Exercise =
Write the lines out again, from the top of the material to the line containing "const phBandUpper = [0.0899, 0.2228];", pictures excluded.

Source excerpt =
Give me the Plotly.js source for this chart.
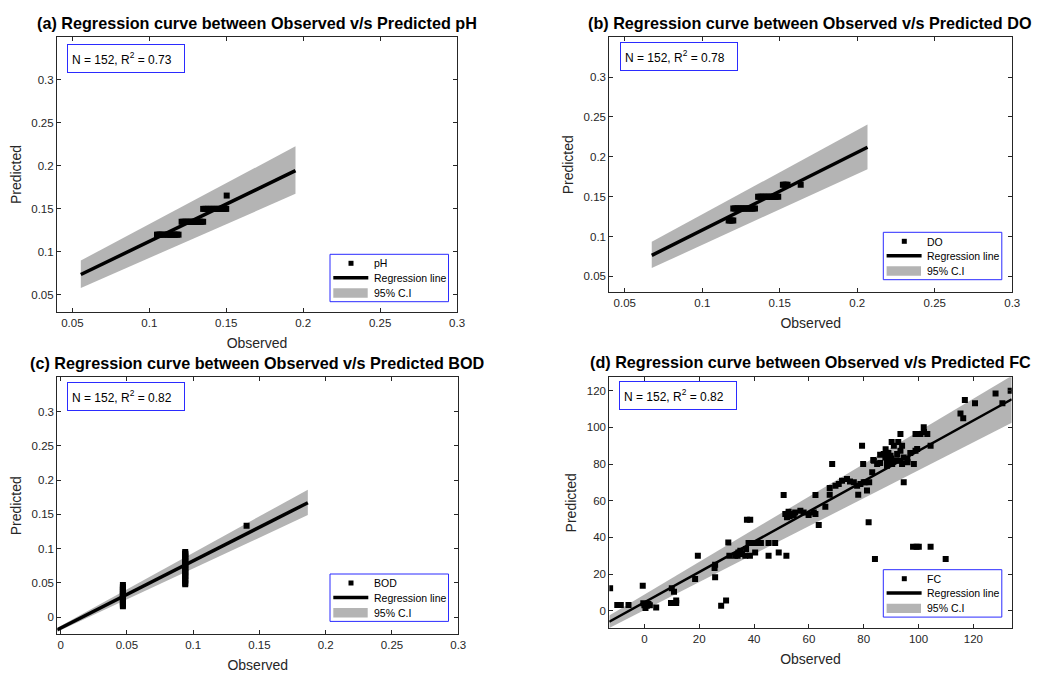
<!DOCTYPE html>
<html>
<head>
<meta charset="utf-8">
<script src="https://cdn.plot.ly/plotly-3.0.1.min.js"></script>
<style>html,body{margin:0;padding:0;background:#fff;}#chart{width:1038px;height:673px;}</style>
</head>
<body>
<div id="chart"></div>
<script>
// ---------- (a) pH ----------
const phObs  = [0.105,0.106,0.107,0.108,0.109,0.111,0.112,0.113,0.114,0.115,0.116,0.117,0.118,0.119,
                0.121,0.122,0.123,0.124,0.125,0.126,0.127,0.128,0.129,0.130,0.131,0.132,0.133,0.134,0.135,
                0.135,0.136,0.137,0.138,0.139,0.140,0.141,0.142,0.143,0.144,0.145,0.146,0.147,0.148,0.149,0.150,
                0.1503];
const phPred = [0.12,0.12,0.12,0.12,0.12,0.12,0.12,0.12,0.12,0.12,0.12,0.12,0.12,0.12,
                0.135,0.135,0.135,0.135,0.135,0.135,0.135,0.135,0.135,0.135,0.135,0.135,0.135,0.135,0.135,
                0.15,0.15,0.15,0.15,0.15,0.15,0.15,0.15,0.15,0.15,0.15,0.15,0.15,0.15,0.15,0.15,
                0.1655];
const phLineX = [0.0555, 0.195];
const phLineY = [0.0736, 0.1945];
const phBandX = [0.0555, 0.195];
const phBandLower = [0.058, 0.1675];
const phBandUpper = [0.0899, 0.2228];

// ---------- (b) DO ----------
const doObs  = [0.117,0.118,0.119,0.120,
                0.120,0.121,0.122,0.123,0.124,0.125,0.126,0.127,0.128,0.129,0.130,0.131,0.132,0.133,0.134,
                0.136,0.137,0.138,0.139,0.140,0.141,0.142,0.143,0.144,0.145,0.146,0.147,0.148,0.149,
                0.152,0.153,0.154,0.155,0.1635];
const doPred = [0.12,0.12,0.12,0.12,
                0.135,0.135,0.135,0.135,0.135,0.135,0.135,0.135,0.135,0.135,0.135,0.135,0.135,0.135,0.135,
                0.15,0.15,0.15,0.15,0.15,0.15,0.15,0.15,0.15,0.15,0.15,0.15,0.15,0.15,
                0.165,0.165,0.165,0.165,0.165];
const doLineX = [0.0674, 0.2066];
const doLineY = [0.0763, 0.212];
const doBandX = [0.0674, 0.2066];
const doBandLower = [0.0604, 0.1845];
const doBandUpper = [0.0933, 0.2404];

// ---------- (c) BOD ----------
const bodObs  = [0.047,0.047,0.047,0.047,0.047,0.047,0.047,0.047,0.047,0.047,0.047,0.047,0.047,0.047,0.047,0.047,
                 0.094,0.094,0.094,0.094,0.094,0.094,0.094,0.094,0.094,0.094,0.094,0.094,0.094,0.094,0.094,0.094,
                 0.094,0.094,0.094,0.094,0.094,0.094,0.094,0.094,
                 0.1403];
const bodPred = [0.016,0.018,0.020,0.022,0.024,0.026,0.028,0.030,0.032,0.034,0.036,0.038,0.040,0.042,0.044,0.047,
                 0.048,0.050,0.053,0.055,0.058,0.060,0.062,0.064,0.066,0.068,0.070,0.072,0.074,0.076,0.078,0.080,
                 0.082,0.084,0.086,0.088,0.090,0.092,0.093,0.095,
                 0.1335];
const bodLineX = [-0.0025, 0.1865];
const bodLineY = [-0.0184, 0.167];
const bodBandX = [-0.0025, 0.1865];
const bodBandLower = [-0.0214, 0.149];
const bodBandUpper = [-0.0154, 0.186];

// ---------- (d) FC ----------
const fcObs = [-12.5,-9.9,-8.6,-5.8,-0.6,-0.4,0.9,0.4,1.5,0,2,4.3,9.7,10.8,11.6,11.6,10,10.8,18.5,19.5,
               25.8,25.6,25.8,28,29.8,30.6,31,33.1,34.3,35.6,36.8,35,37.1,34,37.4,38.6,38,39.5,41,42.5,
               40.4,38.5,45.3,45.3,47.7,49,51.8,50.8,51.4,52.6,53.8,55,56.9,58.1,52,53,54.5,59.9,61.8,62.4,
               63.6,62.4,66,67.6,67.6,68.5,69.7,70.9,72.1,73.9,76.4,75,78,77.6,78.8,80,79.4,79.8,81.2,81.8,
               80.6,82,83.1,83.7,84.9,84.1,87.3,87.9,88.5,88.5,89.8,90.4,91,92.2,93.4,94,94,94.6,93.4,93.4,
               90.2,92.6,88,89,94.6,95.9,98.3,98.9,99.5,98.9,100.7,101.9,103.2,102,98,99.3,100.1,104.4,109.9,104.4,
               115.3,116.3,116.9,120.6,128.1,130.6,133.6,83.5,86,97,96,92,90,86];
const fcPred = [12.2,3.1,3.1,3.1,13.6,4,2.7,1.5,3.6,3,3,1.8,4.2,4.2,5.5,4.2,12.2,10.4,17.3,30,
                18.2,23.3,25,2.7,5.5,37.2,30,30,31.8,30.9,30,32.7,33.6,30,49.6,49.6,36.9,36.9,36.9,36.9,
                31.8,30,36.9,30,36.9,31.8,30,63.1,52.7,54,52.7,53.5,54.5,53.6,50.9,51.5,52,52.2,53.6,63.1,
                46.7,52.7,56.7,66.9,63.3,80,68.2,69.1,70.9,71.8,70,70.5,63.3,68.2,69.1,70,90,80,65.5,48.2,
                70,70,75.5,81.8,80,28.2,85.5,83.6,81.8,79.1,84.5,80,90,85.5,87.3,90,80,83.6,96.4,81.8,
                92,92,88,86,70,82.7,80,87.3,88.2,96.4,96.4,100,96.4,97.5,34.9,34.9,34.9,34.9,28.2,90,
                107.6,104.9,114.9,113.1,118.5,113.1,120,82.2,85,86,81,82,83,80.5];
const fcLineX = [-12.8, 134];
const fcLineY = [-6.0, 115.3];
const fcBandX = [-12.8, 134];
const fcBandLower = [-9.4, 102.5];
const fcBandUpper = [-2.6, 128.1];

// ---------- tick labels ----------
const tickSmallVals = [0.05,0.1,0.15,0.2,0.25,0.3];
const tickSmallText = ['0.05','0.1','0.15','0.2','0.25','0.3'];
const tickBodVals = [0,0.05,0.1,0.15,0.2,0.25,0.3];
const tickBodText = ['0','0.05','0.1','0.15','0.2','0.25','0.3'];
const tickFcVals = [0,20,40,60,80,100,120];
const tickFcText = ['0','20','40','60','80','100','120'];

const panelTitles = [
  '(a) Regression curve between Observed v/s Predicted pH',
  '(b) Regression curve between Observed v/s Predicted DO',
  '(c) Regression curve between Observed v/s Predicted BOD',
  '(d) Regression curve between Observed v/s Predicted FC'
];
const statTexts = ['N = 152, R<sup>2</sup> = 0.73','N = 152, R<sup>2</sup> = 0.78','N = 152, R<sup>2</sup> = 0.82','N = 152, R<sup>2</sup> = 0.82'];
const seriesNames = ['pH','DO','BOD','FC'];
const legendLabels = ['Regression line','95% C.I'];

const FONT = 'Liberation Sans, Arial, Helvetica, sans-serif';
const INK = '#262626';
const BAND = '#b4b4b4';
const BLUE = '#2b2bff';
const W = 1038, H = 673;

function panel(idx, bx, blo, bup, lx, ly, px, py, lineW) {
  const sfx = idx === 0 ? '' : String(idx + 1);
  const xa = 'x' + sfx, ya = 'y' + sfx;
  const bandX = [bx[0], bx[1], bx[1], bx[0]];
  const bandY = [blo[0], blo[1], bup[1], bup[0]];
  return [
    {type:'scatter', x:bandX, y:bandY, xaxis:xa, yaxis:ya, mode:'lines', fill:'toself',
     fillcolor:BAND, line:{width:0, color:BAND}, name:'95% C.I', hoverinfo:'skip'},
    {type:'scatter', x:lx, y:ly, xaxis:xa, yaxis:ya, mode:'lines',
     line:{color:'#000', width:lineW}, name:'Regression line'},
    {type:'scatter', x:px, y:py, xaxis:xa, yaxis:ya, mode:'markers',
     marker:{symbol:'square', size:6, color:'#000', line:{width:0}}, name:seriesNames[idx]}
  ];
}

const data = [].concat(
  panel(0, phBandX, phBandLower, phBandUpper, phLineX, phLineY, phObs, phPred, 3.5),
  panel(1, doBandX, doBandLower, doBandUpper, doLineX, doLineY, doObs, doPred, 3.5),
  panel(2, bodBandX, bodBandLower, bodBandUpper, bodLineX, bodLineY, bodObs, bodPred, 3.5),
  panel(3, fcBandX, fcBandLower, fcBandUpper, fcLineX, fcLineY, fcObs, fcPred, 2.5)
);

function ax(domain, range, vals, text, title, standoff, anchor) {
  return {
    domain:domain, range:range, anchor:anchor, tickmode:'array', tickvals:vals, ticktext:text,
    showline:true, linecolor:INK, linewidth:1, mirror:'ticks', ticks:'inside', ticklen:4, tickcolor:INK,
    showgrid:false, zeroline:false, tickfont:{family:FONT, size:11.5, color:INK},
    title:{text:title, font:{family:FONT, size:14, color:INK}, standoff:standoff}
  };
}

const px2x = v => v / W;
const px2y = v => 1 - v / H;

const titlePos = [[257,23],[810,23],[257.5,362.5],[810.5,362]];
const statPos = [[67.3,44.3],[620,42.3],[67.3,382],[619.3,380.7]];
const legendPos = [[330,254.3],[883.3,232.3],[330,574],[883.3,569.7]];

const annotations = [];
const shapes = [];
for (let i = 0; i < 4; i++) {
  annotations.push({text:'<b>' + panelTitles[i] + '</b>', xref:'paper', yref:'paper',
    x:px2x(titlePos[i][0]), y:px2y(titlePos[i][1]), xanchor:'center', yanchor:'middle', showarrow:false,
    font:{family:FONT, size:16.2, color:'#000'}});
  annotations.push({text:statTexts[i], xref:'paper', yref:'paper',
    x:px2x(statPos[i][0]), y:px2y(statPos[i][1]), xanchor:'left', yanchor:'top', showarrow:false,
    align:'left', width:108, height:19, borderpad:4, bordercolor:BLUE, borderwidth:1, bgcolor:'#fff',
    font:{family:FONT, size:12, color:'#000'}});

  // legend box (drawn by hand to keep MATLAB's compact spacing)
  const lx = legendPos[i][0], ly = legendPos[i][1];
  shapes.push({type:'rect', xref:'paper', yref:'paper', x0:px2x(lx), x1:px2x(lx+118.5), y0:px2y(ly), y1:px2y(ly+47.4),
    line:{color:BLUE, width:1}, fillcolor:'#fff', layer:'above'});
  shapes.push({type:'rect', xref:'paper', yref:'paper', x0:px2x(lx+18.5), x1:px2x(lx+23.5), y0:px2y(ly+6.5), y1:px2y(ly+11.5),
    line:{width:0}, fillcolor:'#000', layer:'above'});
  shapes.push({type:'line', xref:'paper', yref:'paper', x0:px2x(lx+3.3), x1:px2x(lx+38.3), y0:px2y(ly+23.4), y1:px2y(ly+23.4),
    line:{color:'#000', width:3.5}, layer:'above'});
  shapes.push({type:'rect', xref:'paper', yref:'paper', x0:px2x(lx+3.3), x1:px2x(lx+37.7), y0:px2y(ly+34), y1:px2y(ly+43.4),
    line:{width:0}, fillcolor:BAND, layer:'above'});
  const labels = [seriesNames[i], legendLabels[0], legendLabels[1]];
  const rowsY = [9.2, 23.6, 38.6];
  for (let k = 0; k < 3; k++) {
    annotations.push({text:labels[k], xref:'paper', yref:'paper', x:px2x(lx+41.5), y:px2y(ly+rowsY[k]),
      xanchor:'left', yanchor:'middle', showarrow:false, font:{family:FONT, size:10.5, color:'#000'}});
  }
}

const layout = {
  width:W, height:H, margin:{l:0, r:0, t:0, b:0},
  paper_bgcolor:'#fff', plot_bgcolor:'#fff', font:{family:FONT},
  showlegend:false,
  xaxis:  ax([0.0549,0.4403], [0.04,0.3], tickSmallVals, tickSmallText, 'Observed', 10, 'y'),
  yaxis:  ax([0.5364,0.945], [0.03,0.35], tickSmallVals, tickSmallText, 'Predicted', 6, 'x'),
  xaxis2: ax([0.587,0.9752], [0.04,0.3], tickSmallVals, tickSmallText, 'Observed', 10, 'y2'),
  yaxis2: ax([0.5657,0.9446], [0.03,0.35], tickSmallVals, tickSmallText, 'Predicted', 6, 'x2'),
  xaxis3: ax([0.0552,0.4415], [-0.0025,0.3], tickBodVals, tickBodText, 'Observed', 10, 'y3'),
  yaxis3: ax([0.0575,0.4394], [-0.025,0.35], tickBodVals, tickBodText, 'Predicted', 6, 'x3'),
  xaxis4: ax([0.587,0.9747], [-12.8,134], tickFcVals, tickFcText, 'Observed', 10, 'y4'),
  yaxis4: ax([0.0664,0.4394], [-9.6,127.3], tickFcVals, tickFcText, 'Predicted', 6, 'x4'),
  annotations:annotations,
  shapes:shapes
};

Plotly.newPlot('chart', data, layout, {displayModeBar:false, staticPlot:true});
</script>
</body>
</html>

Right answer =
Give me the Plotly.js source for this chart.
<!DOCTYPE html>
<html>
<head>
<meta charset="utf-8">
<script src="https://cdn.plot.ly/plotly-3.0.1.min.js"></script>
<style>html,body{margin:0;padding:0;background:#fff;}#chart{width:1038px;height:673px;}</style>
</head>
<body>
<div id="chart"></div>
<script>
// ---------- (a) pH ----------
const phObs  = [0.105,0.106,0.107,0.108,0.109,0.111,0.112,0.113,0.114,0.115,0.116,0.117,0.118,0.119,
                0.121,0.122,0.123,0.124,0.125,0.126,0.127,0.128,0.129,0.130,0.131,0.132,0.133,0.134,0.135,
                0.135,0.136,0.137,0.138,0.139,0.140,0.141,0.142,0.143,0.144,0.145,0.146,0.147,0.148,0.149,0.150,
                0.1503];
const phPred = [0.12,0.12,0.12,0.12,0.12,0.12,0.12,0.12,0.12,0.12,0.12,0.12,0.12,0.12,
                0.135,0.135,0.135,0.135,0.135,0.135,0.135,0.135,0.135,0.135,0.135,0.135,0.135,0.135,0.135,
                0.15,0.15,0.15,0.15,0.15,0.15,0.15,0.15,0.15,0.15,0.15,0.15,0.15,0.15,0.15,0.15,
                0.1655];
const phLineX = [0.0555, 0.195];
const phLineY = [0.0736, 0.1945];
const phBandX = [0.0555, 0.195];
const phBandLower = [0.058, 0.1675];
const phBandUpper = [0.0899, 0.2228];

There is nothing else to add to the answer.